Observability

Along with non-repudiation, observability(* is one of those often overlooked design goals, and while stakeholders can buy into ensuring non-repudiation you can expect keen resistance to you ambitions for observability.

*) A note about linking to the Wikipedia definition – normally, such articles discuss IT related definitions, but in this case the definition is related to mathematics. However, that definition fits really well nonetheless: ‘… observability is a measure of how well internal states of a system can be inferred from knowledge of its external outputs’.

The challenge is two-fold:

  • Observability in itself doesn’t s directly support the day-to-day business, so it’s difficult to convince SMEs, BAs and PMs that it’s worthwhile.
  • Achieving observability requires a lot of extra coding, and supporting technologies, all of which increases the development time and costs as well as the long-term cost of ownership.

So, why even bother? Because without measurability no one will know how the solutions holds up with regards to capacity and performance once it’s in production.

Instead, hitting the capacity and performance ceiling leads to breakdowns that are costly to recover from.

Establishing good observability enables the solution’s product owner to analyze metrics, spotting trends that reveal future problems, which can then be addressed well before the solution breaks down.

Maintaining uninterrupted operation outweighs the cost of adding observability to the design.

Luckily, observability also contributes to improved testability and operability, which can reduce development time, and time spent on normal operation, lowering the cost of ownership.

Server monitoring tools only scratches the surface, and relying on raw logging data is complex and requires maintenance when log records change structure due to code changes in maintenance releases.

The only way to achieve real meaningful observability is to build in code that records the start and stop times of all activities, and write them as metrics to a database for later analysis.

Using this technique you are able to match the metrics against your capacity and performance goals.
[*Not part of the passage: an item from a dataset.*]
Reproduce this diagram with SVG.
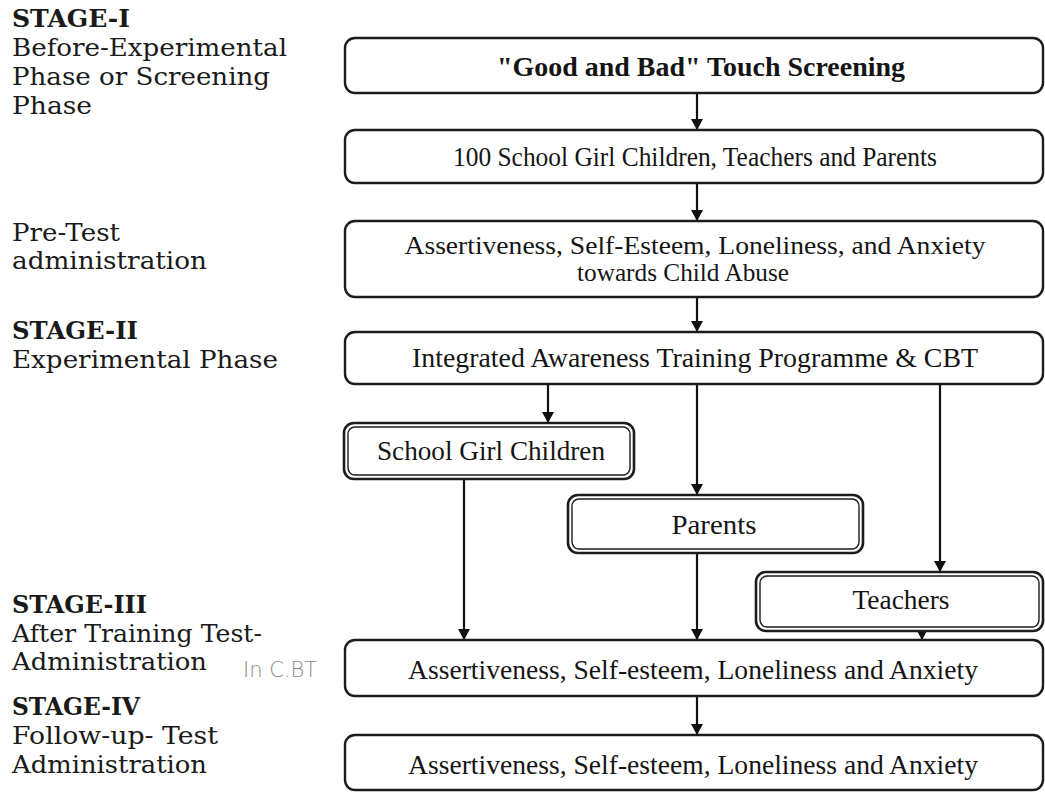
<svg xmlns="http://www.w3.org/2000/svg" width="1045" height="792" viewBox="0 0 1045 792">
  <style>
    .stage { font-family: "DejaVu Serif", "Liberation Serif", serif; font-size: 23.5px; fill: #1a1a1a; }
    .stage-b { font-weight: bold; }
    .box { fill: #ffffff; stroke: #1c1c1c; stroke-width: 2.4; }
    .outer { fill: #ffffff; stroke: #1c1c1c; stroke-width: 2.6; }
    .inner { fill: none; stroke: #1c1c1c; stroke-width: 1.4; }
    .label { font-family: "Liberation Serif", "Times New Roman", serif; font-size: 27px; fill: #151515; text-anchor: middle; }
    .label-sm { font-size: 26px; }
    .title { font-weight: bold; }
    .edge { stroke: #111111; stroke-width: 2.2; fill: none; marker-end: url(#arrow); }
    .note { font-family: "DejaVu Sans", sans-serif; font-size: 21px; fill: #8c8c8c; font-weight: 200; }
  </style>
  <defs>
    <marker id="arrow" viewBox="0 0 12 13" refX="12" refY="6.5" markerWidth="13" markerHeight="12" markerUnits="userSpaceOnUse" orient="auto">
      <path d="M0,0 L12,6.5 L0,13 Z" fill="#111111"/>
    </marker>
  </defs>

  <rect width="1045" height="792" fill="#ffffff"/>

  <!-- stage captions on the left -->
  <g id="stage-labels">
    <text class="stage stage-b" x="12" y="27" textLength="118" lengthAdjust="spacingAndGlyphs">STAGE-I</text>
    <text class="stage" x="12" y="56" textLength="275" lengthAdjust="spacingAndGlyphs">Before-Experimental</text>
    <text class="stage" x="12" y="85" textLength="258" lengthAdjust="spacingAndGlyphs">Phase or Screening</text>
    <text class="stage" x="12" y="114" textLength="80" lengthAdjust="spacingAndGlyphs">Phase</text>
    <text class="stage" x="12" y="241" textLength="108" lengthAdjust="spacingAndGlyphs">Pre-Test</text>
    <text class="stage" x="12" y="269" textLength="195" lengthAdjust="spacingAndGlyphs">administration</text>
    <text class="stage stage-b" x="12" y="339" textLength="126" lengthAdjust="spacingAndGlyphs">STAGE-II</text>
    <text class="stage" x="12" y="368" textLength="266" lengthAdjust="spacingAndGlyphs">Experimental Phase</text>
    <text class="stage stage-b" x="12" y="613" textLength="135" lengthAdjust="spacingAndGlyphs">STAGE-III</text>
    <text class="stage" x="12" y="642" textLength="250" lengthAdjust="spacingAndGlyphs">After Training Test-</text>
    <text class="stage" x="12" y="670" textLength="195" lengthAdjust="spacingAndGlyphs">Administration</text>
    <text class="stage stage-b" x="12" y="715" textLength="128" lengthAdjust="spacingAndGlyphs">STAGE-IV</text>
    <text class="stage" x="12" y="744" textLength="206" lengthAdjust="spacingAndGlyphs">Follow-up- Test</text>
    <text class="stage" x="12" y="773" textLength="195" lengthAdjust="spacingAndGlyphs">Administration</text>
  </g>

  <!-- pencil note -->
  <text class="note" x="243" y="677">In C.BT</text>

  <!-- connectors -->
  <g id="connectors">
    <line class="edge" x1="697" y1="93" x2="697" y2="130"/>
    <line class="edge" x1="697" y1="183" x2="697" y2="221"/>
    <line class="edge" x1="697" y1="297" x2="697" y2="332"/>
    <line class="edge" x1="548" y1="384" x2="548" y2="423"/>
    <line class="edge" x1="697" y1="384" x2="697" y2="495"/>
    <line class="edge" x1="940" y1="384" x2="940" y2="572"/>
    <line class="edge" x1="464" y1="479" x2="464" y2="640"/>
    <line class="edge" x1="697" y1="553" x2="697" y2="640"/>
    <line class="edge" x1="922" y1="631" x2="922" y2="640"/>
    <line class="edge" x1="697" y1="696" x2="697" y2="735"/>
  </g>

  <g id="screening">
    <rect class="box" x="345" y="38" width="698" height="55" rx="10"/>
    <text class="label title" x="701" y="76" textLength="408" lengthAdjust="spacingAndGlyphs">"Good and Bad" Touch Screening</text>
  </g>

  <g id="sample">
    <rect class="box" x="345" y="130" width="698" height="53" rx="10"/>
    <text class="label" x="695" y="166" textLength="484" lengthAdjust="spacingAndGlyphs">100 School Girl Children, Teachers and Parents</text>
  </g>

  <g id="pre-test">
    <rect class="box" x="345" y="221" width="698" height="76" rx="10"/>
    <text class="label label-sm" x="695" y="254" textLength="581" lengthAdjust="spacingAndGlyphs">Assertiveness, Self-Esteem, Loneliness, and Anxiety</text>
    <text class="label label-sm" x="683" y="281" textLength="212" lengthAdjust="spacingAndGlyphs">towards Child Abuse</text>
  </g>

  <g id="training">
    <rect class="box" x="345" y="332" width="698" height="52" rx="10"/>
    <text class="label" x="695" y="367" textLength="566" lengthAdjust="spacingAndGlyphs">Integrated Awareness Training Programme &amp; CBT</text>
  </g>

  <g id="girls">
    <rect class="outer" x="344" y="423" width="290" height="56" rx="10"/>
    <rect class="inner" x="348" y="427" width="282" height="48" rx="7"/>
    <text class="label" x="491" y="460" textLength="228" lengthAdjust="spacingAndGlyphs">School Girl Children</text>
  </g>

  <g id="parents">
    <rect class="outer" x="568" y="495" width="295" height="58" rx="10"/>
    <rect class="inner" x="572" y="499" width="287" height="50" rx="7"/>
    <text class="label" x="714" y="534" textLength="85" lengthAdjust="spacingAndGlyphs">Parents</text>
  </g>

  <g id="teachers">
    <rect class="outer" x="756" y="572" width="287" height="59" rx="10"/>
    <rect class="inner" x="760" y="576" width="279" height="51" rx="7"/>
    <text class="label" x="901" y="609" textLength="97" lengthAdjust="spacingAndGlyphs">Teachers</text>
  </g>

  <g id="post-test">
    <rect class="box" x="345" y="640" width="698" height="56" rx="10"/>
    <text class="label" x="693" y="679" textLength="570" lengthAdjust="spacingAndGlyphs">Assertiveness, Self-esteem, Loneliness and Anxiety</text>
  </g>

  <g id="follow-up">
    <rect class="box" x="345" y="735" width="698" height="55" rx="10"/>
    <text class="label" x="693" y="774" textLength="570" lengthAdjust="spacingAndGlyphs">Assertiveness, Self-esteem, Loneliness and Anxiety</text>
  </g>
</svg>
I recommend that you create a list of metrics with the following columns:

MetricDescription
CreateCustomerOuter metric measuring the time it takes to validate a client system request, and queue up the request for asynchronous backend processing.
CreateCustomerProcessOuter metric measuring the time it takes to create a customer.
PublishInner metric measuring the time it takes to call the standard publisher service.
I distinguish between outer and inner metrics. Outer metrics encompass the entire service body. Inner metrics are used to measure calls made to other services or subsystems that aren’t emitting their own metrics.

To ensure that some metrics are generated even during inactivity, scheduled heartbeats can be generated to activate the system at regular intervals.

The live stream of metrics emitted by the active parts of your system can also be used to set up a live dashboard that gives SMEs insights into the current activity in and health of the solution.